## [What you should do]
Return, word for word, the lines from the line holding "Output the Python" through the line holding "import pandas as pd". Include both end lines and no others.

## [Available records]
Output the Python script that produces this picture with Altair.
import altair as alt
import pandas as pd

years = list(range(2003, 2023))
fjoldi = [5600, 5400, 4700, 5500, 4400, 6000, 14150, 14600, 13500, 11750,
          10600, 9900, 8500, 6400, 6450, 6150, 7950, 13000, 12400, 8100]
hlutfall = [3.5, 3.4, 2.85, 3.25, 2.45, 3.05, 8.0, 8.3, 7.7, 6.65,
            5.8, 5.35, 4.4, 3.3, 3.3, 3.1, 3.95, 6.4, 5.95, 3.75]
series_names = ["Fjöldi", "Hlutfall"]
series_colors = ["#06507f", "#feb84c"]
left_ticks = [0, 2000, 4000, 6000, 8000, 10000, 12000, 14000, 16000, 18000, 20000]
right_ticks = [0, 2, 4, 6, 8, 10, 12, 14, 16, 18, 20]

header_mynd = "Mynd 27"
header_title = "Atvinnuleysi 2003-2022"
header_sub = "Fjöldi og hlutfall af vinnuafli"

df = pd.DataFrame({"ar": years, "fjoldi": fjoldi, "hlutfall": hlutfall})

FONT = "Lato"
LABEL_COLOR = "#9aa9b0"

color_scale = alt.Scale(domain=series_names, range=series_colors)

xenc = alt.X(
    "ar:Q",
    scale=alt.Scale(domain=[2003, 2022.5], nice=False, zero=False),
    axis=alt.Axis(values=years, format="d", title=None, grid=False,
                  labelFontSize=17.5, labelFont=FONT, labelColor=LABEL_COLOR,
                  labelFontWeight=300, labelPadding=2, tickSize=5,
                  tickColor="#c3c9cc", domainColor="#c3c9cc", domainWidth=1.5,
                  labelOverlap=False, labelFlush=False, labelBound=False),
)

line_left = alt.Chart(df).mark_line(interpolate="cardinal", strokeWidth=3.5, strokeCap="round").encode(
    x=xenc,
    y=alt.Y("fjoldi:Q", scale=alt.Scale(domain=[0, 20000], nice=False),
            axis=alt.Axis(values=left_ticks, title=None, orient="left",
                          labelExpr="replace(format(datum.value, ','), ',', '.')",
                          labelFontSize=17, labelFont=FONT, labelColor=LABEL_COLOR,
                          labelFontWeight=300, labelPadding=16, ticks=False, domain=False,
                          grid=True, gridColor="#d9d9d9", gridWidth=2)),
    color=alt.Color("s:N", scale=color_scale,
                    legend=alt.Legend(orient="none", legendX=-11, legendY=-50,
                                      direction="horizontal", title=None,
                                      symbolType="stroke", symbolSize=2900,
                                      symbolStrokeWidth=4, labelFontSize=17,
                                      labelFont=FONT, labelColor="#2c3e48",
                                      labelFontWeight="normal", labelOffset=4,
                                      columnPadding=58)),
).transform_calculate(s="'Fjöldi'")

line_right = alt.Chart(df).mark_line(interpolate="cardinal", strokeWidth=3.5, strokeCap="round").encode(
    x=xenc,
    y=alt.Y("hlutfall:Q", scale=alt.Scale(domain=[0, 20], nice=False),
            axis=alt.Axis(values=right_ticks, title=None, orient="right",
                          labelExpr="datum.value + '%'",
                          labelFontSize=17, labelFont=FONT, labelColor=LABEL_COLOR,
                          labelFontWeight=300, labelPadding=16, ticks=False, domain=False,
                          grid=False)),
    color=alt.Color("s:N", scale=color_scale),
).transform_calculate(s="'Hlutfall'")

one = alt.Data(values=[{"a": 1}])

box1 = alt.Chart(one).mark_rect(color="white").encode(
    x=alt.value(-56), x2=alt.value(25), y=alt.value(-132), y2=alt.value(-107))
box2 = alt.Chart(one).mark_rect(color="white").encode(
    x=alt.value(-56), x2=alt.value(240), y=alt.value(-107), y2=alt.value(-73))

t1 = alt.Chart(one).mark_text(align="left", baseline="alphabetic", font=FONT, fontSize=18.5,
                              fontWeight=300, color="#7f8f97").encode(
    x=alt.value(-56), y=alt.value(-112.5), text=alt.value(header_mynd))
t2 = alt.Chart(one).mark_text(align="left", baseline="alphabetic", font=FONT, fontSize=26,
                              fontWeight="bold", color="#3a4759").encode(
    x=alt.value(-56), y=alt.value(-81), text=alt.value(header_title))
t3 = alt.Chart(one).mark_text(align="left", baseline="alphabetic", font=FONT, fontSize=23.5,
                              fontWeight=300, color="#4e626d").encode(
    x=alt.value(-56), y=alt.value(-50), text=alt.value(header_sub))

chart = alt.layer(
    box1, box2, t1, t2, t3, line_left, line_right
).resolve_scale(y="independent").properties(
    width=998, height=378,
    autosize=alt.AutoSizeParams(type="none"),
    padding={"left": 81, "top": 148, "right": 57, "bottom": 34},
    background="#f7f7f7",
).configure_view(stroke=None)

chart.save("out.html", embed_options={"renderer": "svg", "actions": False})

---

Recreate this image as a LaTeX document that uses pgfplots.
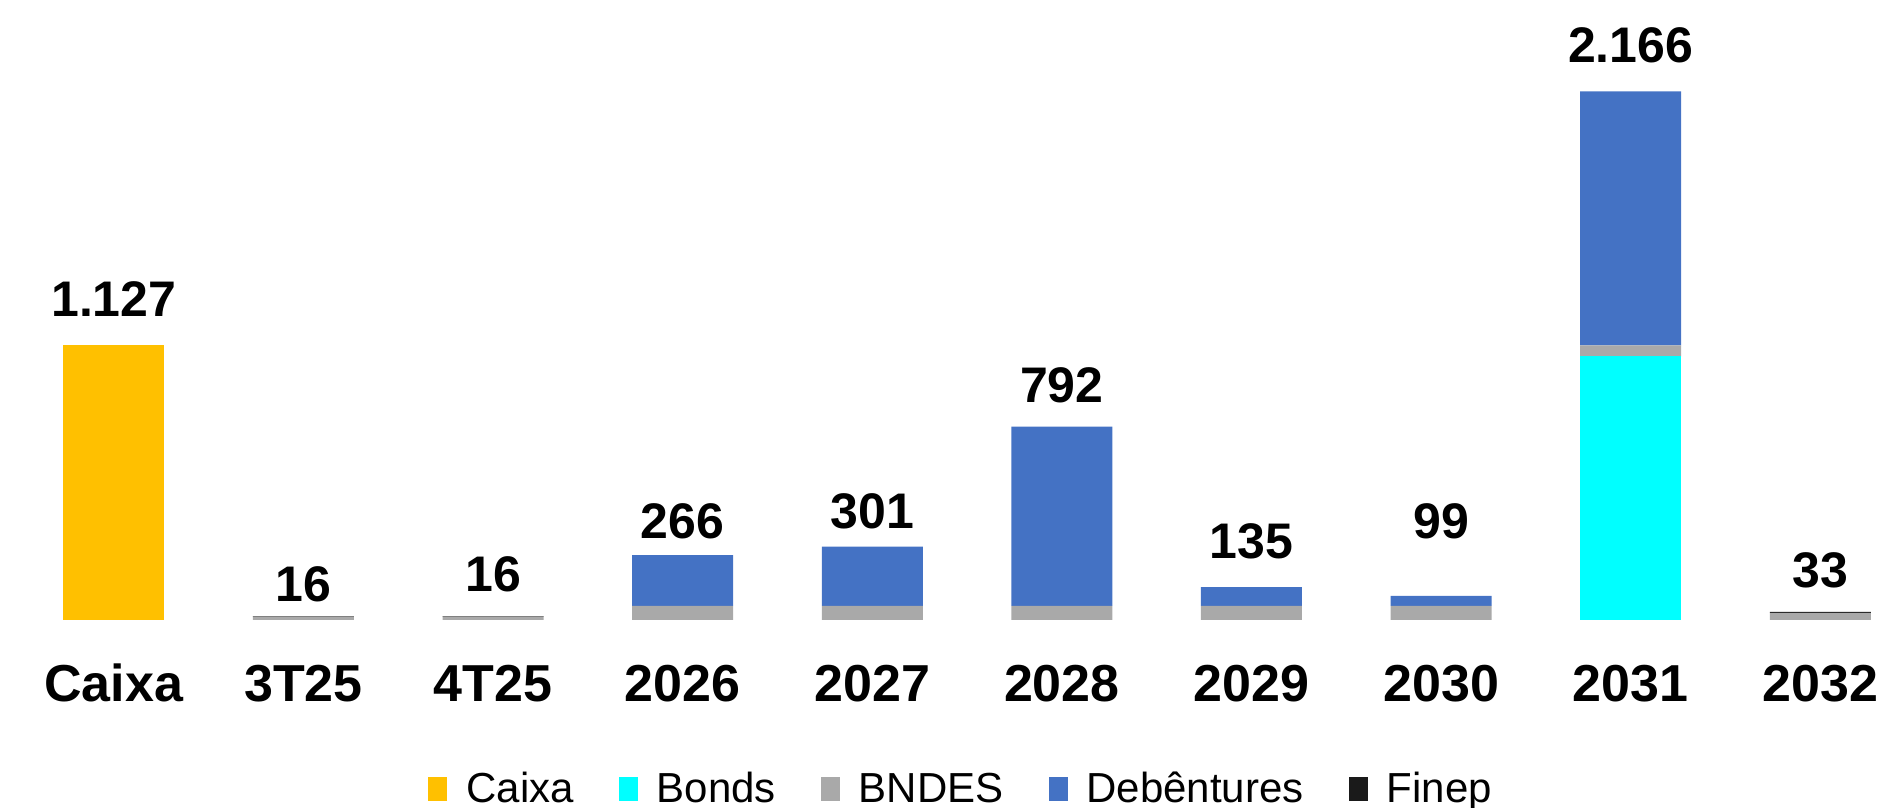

---

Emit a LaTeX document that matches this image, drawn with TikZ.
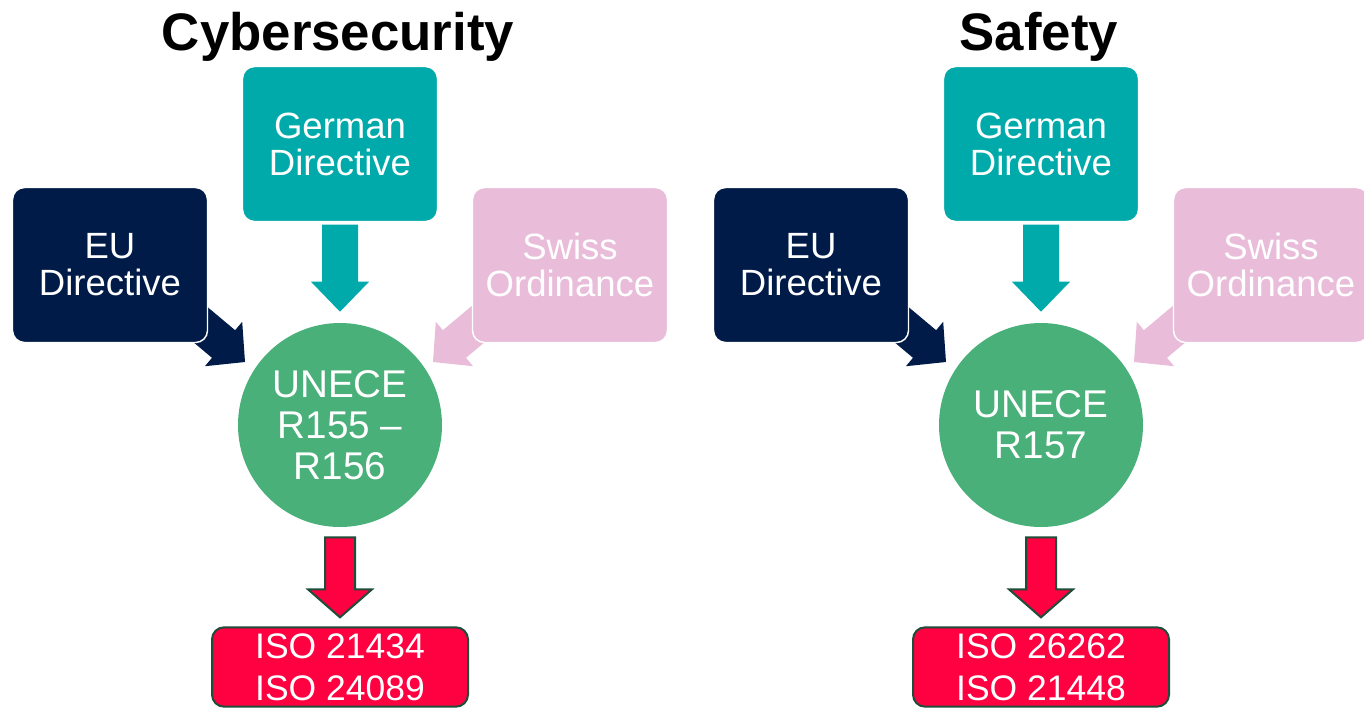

## [Solution below]
Output the Python script that produces this picture with Altair.
import altair as alt
import pandas as pd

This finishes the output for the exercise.